KORNGOLD: Die stumme Serenade (complete operetta) – Sarah Wegener (Silvia Lombardi)/ Birger Radde (Andrea Cocle)/ Young Opera Co./ Holst-Sinfonietta/ Klaus Simon – cpo (2 CDs)

by | Sep 13, 2013 | Classical CD Reviews

KORNGOLD: Die stumme Serenade (complete operetta) – Sarah Wegener (Silvia Lombardi)/ Birger Radde (Andrea Cocle)/ Frank Buchwald (Benedetto Lugarini)/ Werner Klockow (Caretto)/ Anna-Lucia Leone (Louise)/ Sebastian Reich (Sam Borzalino)/ Young Opera Co./ Holst-Sinfonietta/ Klaus Simon – cpo 777-485 (2 CDs), 118:33 [Distr. by Naxos] ***:

The Silent Serenade has a tortured history, much too complex to relate here. Suffice it to say that the composer, tired of his Hollywood film sojourn in the 1940s, was trying to return to a more “serious” vein, and planned on going back to Europe. After having a libretto suggested to him by his father Julius, Korngold decided to create a work in a lighter genre in order to reintroduce himself back to Vienna and Europe. The piece is a sort of hybrid opera/ operetta/ singspiel/ revue that has a convoluted plot and some gorgeous music, albeit hanging on a thread in terms of structure. He even tried to have it converted into a Broadway musical until the Shubert Theater put so many constraints on the libretto and music and the production that the composer backed out. Then the offer came to the librettist to divorce his work from the music so that something else could be created, but nothing successful happened, and none of the alternative music even approached the quality of Korngold’s. Eventually the piece had a premiere in Europe, but by then the critics, and evidently the public, had moved on, finding the music quaint and anachronistic.

So do we need to hear it now?
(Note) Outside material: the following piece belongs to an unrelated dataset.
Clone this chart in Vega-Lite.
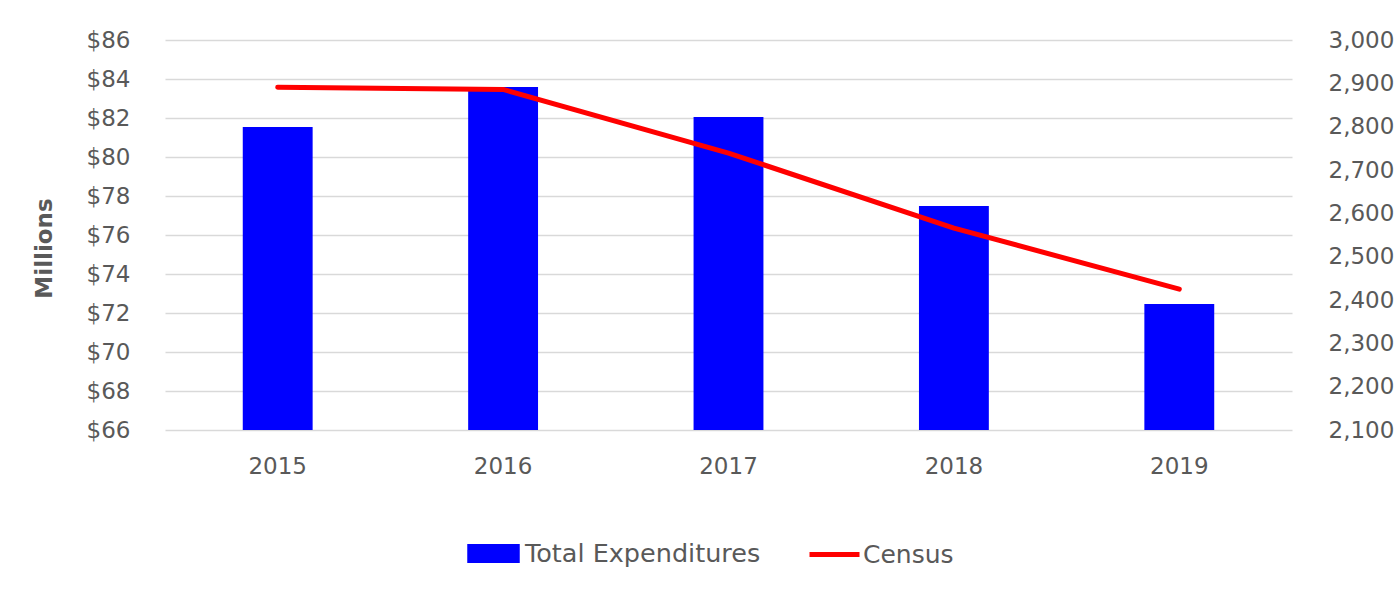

Yes and no. The plot tries to be seriously comical and not farcical, but in the end borders on the ridiculous, centering on the boudoir of a famous actress invaded by the protagonist’s—Silvia—admirer and dress maker. In the meanwhile we have connections with a bombing, kidnapping, a reporter, courtroom scene, and the Prime Minister. It needs simplification, and the result is something not only hard to follow, but contextually not funny as, well, though as I said, a lot of the music—surely one of Korngold’s most lyrical scores—is radiant.

Korngold’s orchestra is a small chamber, consisting of two pianos, celeste, two violins, cello, flute, clarinet/ tenor sax, and offstage trumpet, timpani, and percussion. It doesn’t sound small however, thanks to the genius of Korngold’s orchestration skills. This performance completes the recorded legacy of the composer, everything he officially published now lasered into silver disc. All of the performers are excellent, especially the Silvia of Sarah Wegener, who carries the lion’s share of the work and it’s hard to imagine a better performance. Is this a mandatory release? Not really—I find the German dialog intrusive and wordy, and think that a highlights disc focusing on the music only would have sufficed. But for the Korngold completest, Nirvana is here.